DATA EXTRACT
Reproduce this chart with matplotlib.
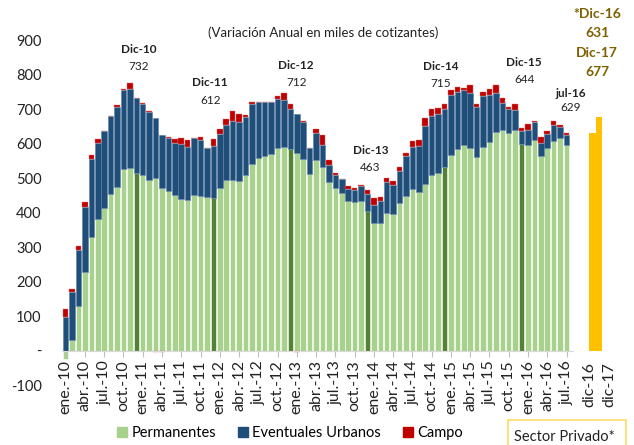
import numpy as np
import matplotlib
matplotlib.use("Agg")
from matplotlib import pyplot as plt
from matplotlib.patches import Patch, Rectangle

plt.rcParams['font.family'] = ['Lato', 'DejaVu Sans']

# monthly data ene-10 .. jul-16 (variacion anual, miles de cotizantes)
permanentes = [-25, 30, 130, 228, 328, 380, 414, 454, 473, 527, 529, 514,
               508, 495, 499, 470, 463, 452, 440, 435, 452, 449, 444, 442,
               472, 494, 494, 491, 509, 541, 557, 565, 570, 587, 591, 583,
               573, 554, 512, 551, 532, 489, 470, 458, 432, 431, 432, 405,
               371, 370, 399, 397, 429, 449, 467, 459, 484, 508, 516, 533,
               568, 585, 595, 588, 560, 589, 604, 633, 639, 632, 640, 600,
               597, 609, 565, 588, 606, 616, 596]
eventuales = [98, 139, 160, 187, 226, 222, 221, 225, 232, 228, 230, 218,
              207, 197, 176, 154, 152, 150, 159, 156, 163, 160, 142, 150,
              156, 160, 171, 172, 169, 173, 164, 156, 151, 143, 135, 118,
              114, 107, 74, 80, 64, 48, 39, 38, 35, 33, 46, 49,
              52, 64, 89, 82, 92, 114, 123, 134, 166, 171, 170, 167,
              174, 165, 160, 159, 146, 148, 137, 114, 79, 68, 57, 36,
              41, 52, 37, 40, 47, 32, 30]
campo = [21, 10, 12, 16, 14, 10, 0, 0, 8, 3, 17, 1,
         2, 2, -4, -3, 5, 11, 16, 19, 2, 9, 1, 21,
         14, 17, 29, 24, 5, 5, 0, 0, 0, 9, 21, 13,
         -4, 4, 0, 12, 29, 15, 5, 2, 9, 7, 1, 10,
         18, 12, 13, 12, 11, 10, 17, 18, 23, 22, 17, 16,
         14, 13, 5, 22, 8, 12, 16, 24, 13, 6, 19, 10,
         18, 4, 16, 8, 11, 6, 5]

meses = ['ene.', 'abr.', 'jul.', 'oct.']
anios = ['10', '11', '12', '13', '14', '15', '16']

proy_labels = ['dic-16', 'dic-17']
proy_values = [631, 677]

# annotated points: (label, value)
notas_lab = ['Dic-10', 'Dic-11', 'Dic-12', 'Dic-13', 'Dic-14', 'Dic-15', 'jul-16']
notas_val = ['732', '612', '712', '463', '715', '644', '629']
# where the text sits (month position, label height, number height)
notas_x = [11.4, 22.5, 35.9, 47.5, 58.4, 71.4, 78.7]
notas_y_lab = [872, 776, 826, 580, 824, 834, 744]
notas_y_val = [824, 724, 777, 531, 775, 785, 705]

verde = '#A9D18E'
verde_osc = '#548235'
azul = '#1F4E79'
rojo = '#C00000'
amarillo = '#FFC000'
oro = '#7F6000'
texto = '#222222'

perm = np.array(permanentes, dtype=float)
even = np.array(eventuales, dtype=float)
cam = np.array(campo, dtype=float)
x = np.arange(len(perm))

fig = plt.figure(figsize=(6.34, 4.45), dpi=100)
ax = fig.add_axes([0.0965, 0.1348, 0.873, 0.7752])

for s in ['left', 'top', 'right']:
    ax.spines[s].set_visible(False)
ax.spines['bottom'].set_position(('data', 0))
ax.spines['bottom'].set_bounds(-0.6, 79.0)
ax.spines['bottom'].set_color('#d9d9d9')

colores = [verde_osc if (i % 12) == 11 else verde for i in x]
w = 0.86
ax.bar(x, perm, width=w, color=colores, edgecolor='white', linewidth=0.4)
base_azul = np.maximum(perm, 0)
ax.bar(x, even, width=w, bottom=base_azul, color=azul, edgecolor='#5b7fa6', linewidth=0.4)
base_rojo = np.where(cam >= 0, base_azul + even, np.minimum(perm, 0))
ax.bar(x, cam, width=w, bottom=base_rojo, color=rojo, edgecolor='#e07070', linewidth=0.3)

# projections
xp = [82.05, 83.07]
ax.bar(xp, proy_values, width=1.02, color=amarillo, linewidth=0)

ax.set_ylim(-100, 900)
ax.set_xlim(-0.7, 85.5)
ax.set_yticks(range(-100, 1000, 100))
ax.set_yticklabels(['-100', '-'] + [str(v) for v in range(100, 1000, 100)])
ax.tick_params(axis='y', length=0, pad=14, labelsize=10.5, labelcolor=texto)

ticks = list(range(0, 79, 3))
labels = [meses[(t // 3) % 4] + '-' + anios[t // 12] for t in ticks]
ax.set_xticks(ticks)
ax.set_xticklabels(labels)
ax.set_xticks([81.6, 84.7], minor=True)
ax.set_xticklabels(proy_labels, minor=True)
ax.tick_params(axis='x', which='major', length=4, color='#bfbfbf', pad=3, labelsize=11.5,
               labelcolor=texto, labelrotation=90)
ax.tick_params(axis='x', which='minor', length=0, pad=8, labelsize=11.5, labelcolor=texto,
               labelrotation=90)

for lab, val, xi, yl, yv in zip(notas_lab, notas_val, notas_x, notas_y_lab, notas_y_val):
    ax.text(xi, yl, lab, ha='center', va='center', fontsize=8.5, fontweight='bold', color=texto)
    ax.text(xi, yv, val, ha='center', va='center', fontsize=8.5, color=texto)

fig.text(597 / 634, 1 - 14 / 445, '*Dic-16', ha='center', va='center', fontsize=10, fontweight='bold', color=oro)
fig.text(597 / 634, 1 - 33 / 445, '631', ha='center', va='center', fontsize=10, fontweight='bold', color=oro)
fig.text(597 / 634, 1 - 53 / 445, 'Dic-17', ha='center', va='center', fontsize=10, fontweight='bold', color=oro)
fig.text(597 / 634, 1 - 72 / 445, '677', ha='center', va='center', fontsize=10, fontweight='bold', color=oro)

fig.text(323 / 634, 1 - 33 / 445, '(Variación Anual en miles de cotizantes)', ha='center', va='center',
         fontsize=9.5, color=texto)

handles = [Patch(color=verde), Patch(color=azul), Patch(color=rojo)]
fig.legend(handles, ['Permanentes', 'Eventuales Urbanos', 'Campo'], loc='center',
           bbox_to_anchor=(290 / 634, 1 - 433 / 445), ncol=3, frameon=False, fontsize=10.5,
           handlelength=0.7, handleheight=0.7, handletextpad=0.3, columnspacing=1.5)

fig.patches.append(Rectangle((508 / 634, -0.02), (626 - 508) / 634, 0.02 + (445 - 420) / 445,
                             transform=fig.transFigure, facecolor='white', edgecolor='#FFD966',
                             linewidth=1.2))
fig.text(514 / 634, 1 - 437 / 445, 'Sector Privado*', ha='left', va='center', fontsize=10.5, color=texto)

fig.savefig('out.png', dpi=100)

WORK TO COMPLETE
Give again, exactly, the lines from the start of the data through the one holding "plt.rcParams['font.family'] = ['Lato', 'DejaVu"; omit the pictures.

SOLUTION TO THIS PROBLEM
Reproduce this chart with matplotlib.
import numpy as np
import matplotlib
matplotlib.use("Agg")
from matplotlib import pyplot as plt
from matplotlib.patches import Patch, Rectangle

plt.rcParams['font.family'] = ['Lato', 'DejaVu Sans']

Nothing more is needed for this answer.